I got one of those 642 Things to Draw books for half-off back when the Barnes & Noble store I was working at was closing earlier this year. A new year seems a good a time as any to start drawing in it. Hopefully I'll keep at it.

I'm very close to doing one of those crazy Noel Murray Popless-style year-long retreats into my collection, with a moratorium on buying new games. As it is I have nearly 200 titles in just my Steam Library and I can tell you that I've significantly played only an embarrassing fraction of those. I'm sure there will be games that come out in 2015 that are better than Bunny Must Die: Chelsea and the 7 Devils, but... well actually that's it. God, I hope there will be games that come out in 2015 that are better than that.

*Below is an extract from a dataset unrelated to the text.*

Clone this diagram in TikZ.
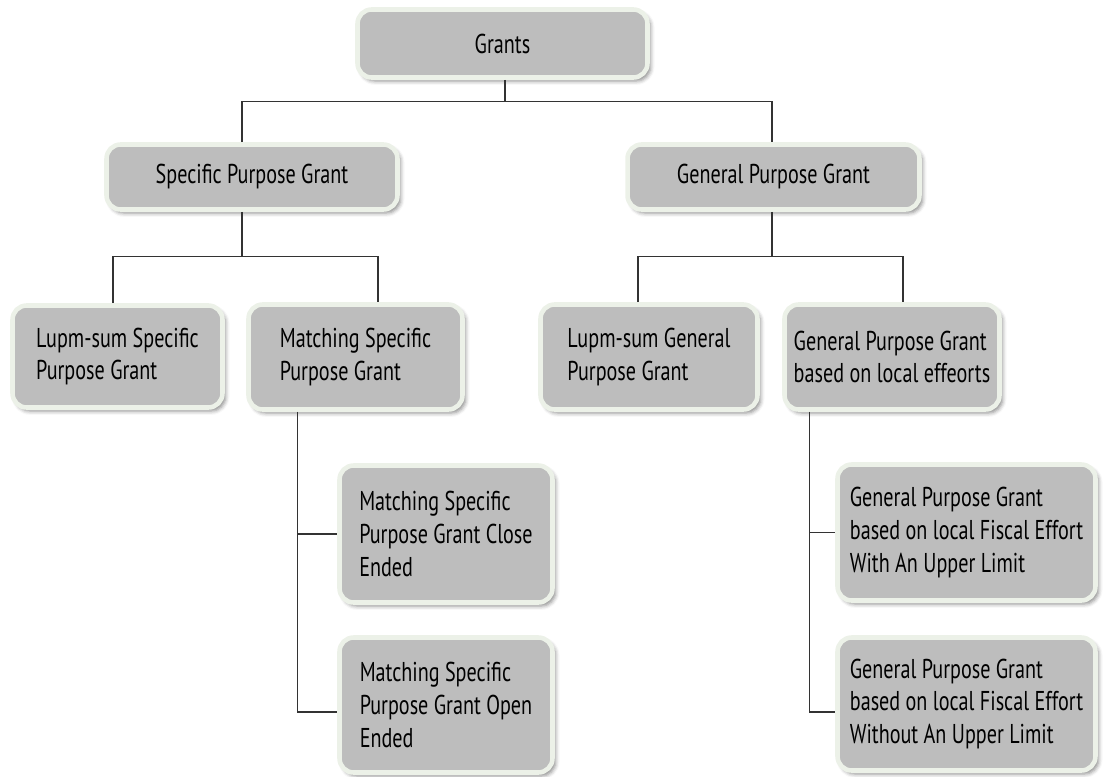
\documentclass[tikz,border=0pt]{standalone}
\usepackage{fontspec}
\setmainfont[FakeStretch=0.74]{PT Sans}
\usepackage{tikz}
\usetikzlibrary{shapes,arrows,positioning,shadows.blur,calc}
\definecolor{boxgray}{RGB}{189,189,189}
\definecolor{boxrim}{RGB}{236,241,232}
\definecolor{linegray}{RGB}{51,51,51}

\begin{document}
\begin{tikzpicture}[x=0.02cm, y=-0.02cm,
    grantbox/.style={draw=boxrim, fill=boxgray, line width=2.6pt, rounded corners=8pt, align=left, inner sep=2pt,
        font=\fontsize{15.5}{18.7}\selectfont, text=black,
        blur shadow={shadow xshift=1.8pt, shadow yshift=-2pt, shadow blur radius=2.2pt, shadow opacity=45}},
    conn/.style={draw=linegray, line width=0.8pt}]
    \useasboundingbox (0,0) rectangle (1106,777);

    % Grants
    \node[grantbox, minimum width=5.8cm, minimum height=1.36cm] (grants) at (502.5,43.5) {Grants};

    % Specific / General
    \node[grantbox, minimum width=5.82cm, minimum height=1.3cm] (spg) at (252,177) {Specific Purpose Grant};
    \node[grantbox, minimum width=5.84cm, minimum height=1.3cm] (gpg) at (773.5,177) {General Purpose Grant};

    % Third row
    \node[grantbox, minimum width=4.2cm, minimum height=2.04cm] (lsspg) at (117.5,356.5) {Lupm-sum Specific\\Purpose Grant};
    \node[grantbox, minimum width=4.28cm, minimum height=2.1cm] (mspg) at (355.5,357) {Matching Specific\\Purpose Grant};
    \node[grantbox, minimum width=4.34cm, minimum height=2.1cm] (lsgpg) at (649,357) {Lupm-sum General\\Purpose Grant};
    \node[grantbox, minimum width=4.3cm, minimum height=2.1cm] (gpgle) at (892,357) {General Purpose Grant\\based on local effeorts};

    % Matching children
    \node[grantbox, minimum width=4.26cm, minimum height=2.74cm] (closed) at (446,534) {Matching Specific\\Purpose Grant Close\\Ended};
    \node[grantbox, minimum width=4.26cm, minimum height=2.7cm] (opened) at (446,705) {Matching Specific\\Purpose Grant Open\\Ended};

    % Local effort children
    \node[grantbox, minimum width=5.16cm, minimum height=2.72cm] (withul) at (966.5,532.5) {General Purpose Grant\\based on local Fiscal Effort\\With An Upper Limit};
    \node[grantbox, minimum width=5.16cm, minimum height=2.66cm] (withoutul) at (966.5,704) {General Purpose Grant\\based on local Fiscal Effort\\Without An Upper Limit};

    % Connectors
    \coordinate (bus1) at ($(grants.south)+(0,22)$);
    \draw[conn] ($(grants.south)+(2.5,0)$) -- ($(bus1)+(2.5,0)$);
    \draw[conn] ($(spg.north)+(-10,0)$) |- ($(bus1)+(2.5,0)$) -| ($(gpg.north)+(-1.5,0)$);

    \draw[conn] ($(spg.south)+(-10,0)$) -- ++(0,45) coordinate (bus2);
    \draw[conn] ($(lsspg.north)+(-4.5,0)$) |- (bus2) -| ($(mspg.north)+(22.5,0)$);

    \draw[conn] ($(gpg.south)+(-1.5,0)$) -- ++(0,45) coordinate (bus3);
    \draw[conn] ($(lsgpg.north)+(-11,0)$) |- (bus3) -| ($(gpgle.north)+(11,0)$);

    \draw[conn] ($(mspg.south west)+(51,0)$) |- ($(opened.west)+(0,7)$);
    \draw[conn] ($(mspg.south west)+(51,0)$) |- (closed.west);

    \draw[conn] ($(gpgle.south west)+(27,0)$) |- ($(withoutul.west)+(0,8)$);
    \draw[conn] ($(gpgle.south west)+(27,0)$) |- (withul.west);
\end{tikzpicture}
\end{document}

What other garbage I will attempt? If history is any indicator, nothing!


September 16, 2014

It was my birthday today. I'm now thirty-four years old. It's also the first time in ten years, I believe, that I had to work on my birthday. With that in mind, it wasn't too horrible. I am, however, still wearing both shoes and pants and it's after midnight, so that's usually an indication that I'm too tired to disrobe and/or expecting to walk to the corner store to get a soda. Let's not.

I'm also going to type, right here, so that I don't forget it, that I've had a sore throat on the right side of my throat off and on since last Wednesday morning. If I take some ibuprofen it goes away for a while, but I'm considering maybe making friends with a tiger and letting him rip it out with his teeth.